- Source material:
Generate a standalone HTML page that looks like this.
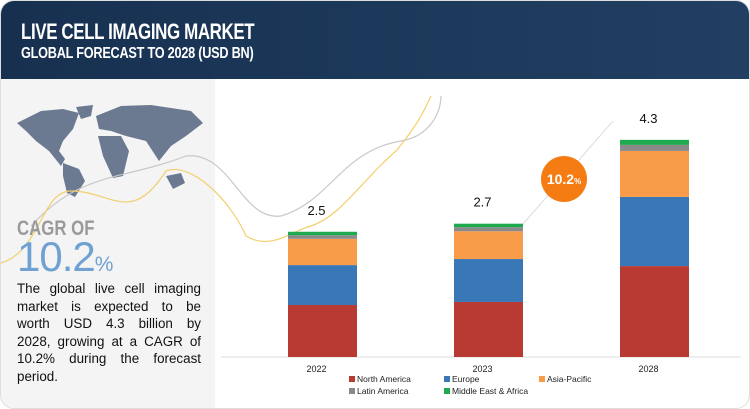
<!DOCTYPE html>
<html><head><meta charset="utf-8">
<style>
body{margin:0;width:750px;height:409px;overflow:hidden;background:#fff;font-family:"Liberation Sans",sans-serif}
#wrap{position:absolute;left:0;top:0;width:748px;height:407px;border:1px solid #ddd;border-radius:14px;overflow:hidden}
#hdr{position:absolute;left:0;top:0;width:750px;height:78px;background:linear-gradient(90deg,#173050,#1d3a5c 60%,#223f63)}
#hdr h1{position:absolute;left:20px;top:18px;margin:0;color:#fff;font-size:22px;font-weight:bold;letter-spacing:-0.5px;transform:scaleX(0.77);transform-origin:left}
#hdr h2{position:absolute;left:20px;top:44px;margin:0;color:#fff;font-size:15.5px;font-weight:bold;letter-spacing:-0.3px;transform:scaleX(0.82);transform-origin:left}
#left{position:absolute;left:0;top:78px;width:214px;height:331px;background:#f4f4f4}
#cagr{position:absolute;left:16px;top:216px;color:#9a9a9a;font-size:21px;font-weight:bold;transform:scaleX(0.8);transform-origin:left}
#big{position:absolute;left:16px;top:232px;color:#6fa1d2;font-size:42px;letter-spacing:-1px}
#big span{font-size:21px}
#para{position:absolute;left:16px;top:279px;width:184px;font-size:13.4px;line-height:17.6px;color:#111}
#para span{display:block;text-align:justify;text-align-last:justify}
#para span.last{text-align-last:left}
svg{position:absolute;left:0;top:0}
</style></head><body>
<div id="wrap">
<div id="hdr">
<h1>LIVE CELL IMAGING MARKET</h1>
<h2>GLOBAL FORECAST TO 2028 (USD BN)</h2>
</div>
<div id="left"></div>
<svg width="750" height="409" id="chart">
<g fill="#6b7a90">
<path d="M16 122 L40 110 L62 108 L78 112 L72 128 L62 140 L58 150 L64 158 L60 165 L48 150 L35 140 L25 130Z"/>
<path d="M75 106 L92 104 L90 115 L80 118Z"/>
<path d="M62 162 L78 168 L84 180 L74 196 L66 192 L62 175Z"/>
<path d="M95 115 L120 105 L150 104 L190 110 L202 122 L185 135 L170 145 L158 160 L145 140 L125 135 L110 130 L98 128Z"/>
<path d="M97 135 L120 135 L128 150 L122 175 L112 177 L102 155Z"/>
<path d="M165 175 L180 172 L184 182 L172 188Z"/>
</g>
<path d="M30 225 C80 170 120 180 185 155 C230 150 240 220 280 215 C330 200 340 150 400 140 C430 135 440 110 440 95" fill="none" stroke="#c8c8c8" stroke-width="1.2"/>
<path d="M0 262 C40 250 40 190 70 190 C110 190 130 225 165 170 C190 160 230 200 245 235 C270 250 290 230 310 225 C340 215 360 180 395 150 C420 120 425 105 430 95" fill="none" stroke="#f2cf6e" stroke-width="1.2"/>
<line x1="220" y1="356" x2="740" y2="356" stroke="#ddd"/>
<g id="bars"></g>
<line x1="522" y1="223" x2="612" y2="120" stroke="#ddd" stroke-width="1"/>
<circle cx="563" cy="178" r="23" fill="#f47c12"/>
<text x="563" y="183" text-anchor="middle" fill="#fff" font-size="14" font-weight="bold">10.2<tspan font-size="8">%</tspan></text>
<g id="legend"></g>
</svg>
<div id="cagr">CAGR OF</div>
<div id="big">10.2<span>%</span></div>
<div id="para"><span>The global live cell imaging</span><span>market is expected to be</span><span>worth USD 4.3 billion by</span><span>2028, growing at a CAGR of</span><span>10.2% during the forecast</span><span class="last">period.</span></div>
</div>
<script>
const years=["2022","2023","2028"];
const totals=["2.5","2.7","4.3"];
const seriesNames=["North America","Europe","Asia-Pacific","Latin America","Middle East & Africa"];
const northAmerica=[1.03,1.09,1.80];
const europe=[0.79,0.85,1.37];
const asiaPacific=[0.52,0.55,0.91];
const latinAmerica=[0.07,0.08,0.12];
const mea=[0.07,0.07,0.10];
const series=[northAmerica,europe,asiaPacific,latinAmerica,mea];
const colors=["#b83a32","#3a77b6","#f89c4a","#8a8a8a","#1faa50"];
const NS="http://www.w3.org/2000/svg";
const base=356,scale=50.5,bw=69;
function y(v){return base-v*scale;}
function xc(i){return 321.5+i*166;}
const g=document.getElementById('bars');
years.forEach((yr,i)=>{
  let acc=0;
  series.forEach((s,k)=>{
    const r=document.createElementNS(NS,'rect');
    r.setAttribute('x',xc(i)-bw/2);r.setAttribute('width',bw);
    r.setAttribute('y',y(acc+s[i]));r.setAttribute('height',s[i]*scale);
    r.setAttribute('fill',colors[k]);
    
    
    g.appendChild(r);acc+=s[i];
  });
  const t=document.createElementNS(NS,'text');
  t.setAttribute('x',xc(i)-6);t.setAttribute('y',y(acc)-17);
  t.setAttribute('text-anchor','middle');t.setAttribute('font-size','13');t.setAttribute('fill','#111');
  t.textContent=totals[i];
  
  
  g.appendChild(t);
  const l=document.createElementNS(NS,'text');
  l.setAttribute('x',xc(i)-6);l.setAttribute('y',371);
  l.setAttribute('text-anchor','middle');l.setAttribute('font-size','9');l.setAttribute('fill','#222');
  l.textContent=yr;
  
  
  g.appendChild(l);
});
const lg=document.getElementById('legend');
const lx=[348,443,538,348,443],ly=[381,381,381,393,393];
seriesNames.forEach((n,k)=>{
  const r=document.createElementNS(NS,'rect');
  r.setAttribute('x',lx[k]);r.setAttribute('y',ly[k]-6);r.setAttribute('width',6);r.setAttribute('height',6);
  r.setAttribute('fill',colors[k]);
  
  
  lg.appendChild(r);
  const t=document.createElementNS(NS,'text');
  t.setAttribute('x',lx[k]+8);t.setAttribute('y',ly[k]);t.setAttribute('font-size','8.5');t.setAttribute('fill','#222');
  t.textContent=n;
  
  
  lg.appendChild(t);
});
</script>
</body></html>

- Requirements: Give every line back word for word and leave the pictures out.

- Exercise result:
Generate a standalone HTML page that looks like this.
<!DOCTYPE html>
<html><head><meta charset="utf-8">
<style>
body{margin:0;width:750px;height:409px;overflow:hidden;background:#fff;font-family:"Liberation Sans",sans-serif}
#wrap{position:absolute;left:0;top:0;width:748px;height:407px;border:1px solid #ddd;border-radius:14px;overflow:hidden}
#hdr{position:absolute;left:0;top:0;width:750px;height:78px;background:linear-gradient(90deg,#173050,#1d3a5c 60%,#223f63)}
#hdr h1{position:absolute;left:20px;top:18px;margin:0;color:#fff;font-size:22px;font-weight:bold;letter-spacing:-0.5px;transform:scaleX(0.77);transform-origin:left}
#hdr h2{position:absolute;left:20px;top:44px;margin:0;color:#fff;font-size:15.5px;font-weight:bold;letter-spacing:-0.3px;transform:scaleX(0.82);transform-origin:left}
#left{position:absolute;left:0;top:78px;width:214px;height:331px;background:#f4f4f4}
#cagr{position:absolute;left:16px;top:216px;color:#9a9a9a;font-size:21px;font-weight:bold;transform:scaleX(0.8);transform-origin:left}
#big{position:absolute;left:16px;top:232px;color:#6fa1d2;font-size:42px;letter-spacing:-1px}
#big span{font-size:21px}
#para{position:absolute;left:16px;top:279px;width:184px;font-size:13.4px;line-height:17.6px;color:#111}
#para span{display:block;text-align:justify;text-align-last:justify}
#para span.last{text-align-last:left}
svg{position:absolute;left:0;top:0}
</style></head><body>
<div id="wrap">
<div id="hdr">
<h1>LIVE CELL IMAGING MARKET</h1>
<h2>GLOBAL FORECAST TO 2028 (USD BN)</h2>
</div>
<div id="left"></div>
<svg width="750" height="409" id="chart">
<g fill="#6b7a90">
<path d="M16 122 L40 110 L62 108 L78 112 L72 128 L62 140 L58 150 L64 158 L60 165 L48 150 L35 140 L25 130Z"/>
<path d="M75 106 L92 104 L90 115 L80 118Z"/>
<path d="M62 162 L78 168 L84 180 L74 196 L66 192 L62 175Z"/>
<path d="M95 115 L120 105 L150 104 L190 110 L202 122 L185 135 L170 145 L158 160 L145 140 L125 135 L110 130 L98 128Z"/>
<path d="M97 135 L120 135 L128 150 L122 175 L112 177 L102 155Z"/>
<path d="M165 175 L180 172 L184 182 L172 188Z"/>
</g>
<path d="M30 225 C80 170 120 180 185 155 C230 150 240 220 280 215 C330 200 340 150 400 140 C430 135 440 110 440 95" fill="none" stroke="#c8c8c8" stroke-width="1.2"/>
<path d="M0 262 C40 250 40 190 70 190 C110 190 130 225 165 170 C190 160 230 200 245 235 C270 250 290 230 310 225 C340 215 360 180 395 150 C420 120 425 105 430 95" fill="none" stroke="#f2cf6e" stroke-width="1.2"/>
<line x1="220" y1="356" x2="740" y2="356" stroke="#ddd"/>
<g id="bars"></g>
<line x1="522" y1="223" x2="612" y2="120" stroke="#ddd" stroke-width="1"/>
<circle cx="563" cy="178" r="23" fill="#f47c12"/>
<text x="563" y="183" text-anchor="middle" fill="#fff" font-size="14" font-weight="bold">10.2<tspan font-size="8">%</tspan></text>
<g id="legend"></g>
</svg>
<div id="cagr">CAGR OF</div>
<div id="big">10.2<span>%</span></div>
<div id="para"><span>The global live cell imaging</span><span>market is expected to be</span><span>worth USD 4.3 billion by</span><span>2028, growing at a CAGR of</span><span>10.2% during the forecast</span><span class="last">period.</span></div>
</div>
<script>
const years=["2022","2023","2028"];
const totals=["2.5","2.7","4.3"];
const seriesNames=["North America","Europe","Asia-Pacific","Latin America","Middle East & Africa"];
const northAmerica=[1.03,1.09,1.80];
const europe=[0.79,0.85,1.37];
const asiaPacific=[0.52,0.55,0.91];
const latinAmerica=[0.07,0.08,0.12];
const mea=[0.07,0.07,0.10];
const series=[northAmerica,europe,asiaPacific,latinAmerica,mea];
const colors=["#b83a32","#3a77b6","#f89c4a","#8a8a8a","#1faa50"];
const NS="http://www.w3.org/2000/svg";
const base=356,scale=50.5,bw=69;
function y(v){return base-v*scale;}
function xc(i){return 321.5+i*166;}
const g=document.getElementById('bars');
years.forEach((yr,i)=>{
  let acc=0;
  series.forEach((s,k)=>{
    const r=document.createElementNS(NS,'rect');
    r.setAttribute('x',xc(i)-bw/2);r.setAttribute('width',bw);
    r.setAttribute('y',y(acc+s[i]));r.setAttribute('height',s[i]*scale);
    r.setAttribute('fill',colors[k]);
    
    
    g.appendChild(r);acc+=s[i];
  });
  const t=document.createElementNS(NS,'text');
  t.setAttribute('x',xc(i)-6);t.setAttribute('y',y(acc)-17);
  t.setAttribute('text-anchor','middle');t.setAttribute('font-size','13');t.setAttribute('fill','#111');
  t.textContent=totals[i];
  
  
  g.appendChild(t);
  const l=document.createElementNS(NS,'text');
  l.setAttribute('x',xc(i)-6);l.setAttribute('y',371);
  l.setAttribute('text-anchor','middle');l.setAttribute('font-size','9');l.setAttribute('fill','#222');
  l.textContent=yr;
  
  
  g.appendChild(l);
});
const lg=document.getElementById('legend');
const lx=[348,443,538,348,443],ly=[381,381,381,393,393];
seriesNames.forEach((n,k)=>{
  const r=document.createElementNS(NS,'rect');
  r.setAttribute('x',lx[k]);r.setAttribute('y',ly[k]-6);r.setAttribute('width',6);r.setAttribute('height',6);
  r.setAttribute('fill',colors[k]);
  
  
  lg.appendChild(r);
  const t=document.createElementNS(NS,'text');
  t.setAttribute('x',lx[k]+8);t.setAttribute('y',ly[k]);t.setAttribute('font-size','8.5');t.setAttribute('fill','#222');
  t.textContent=n;
  
  
  lg.appendChild(t);
});
</script>
</body></html>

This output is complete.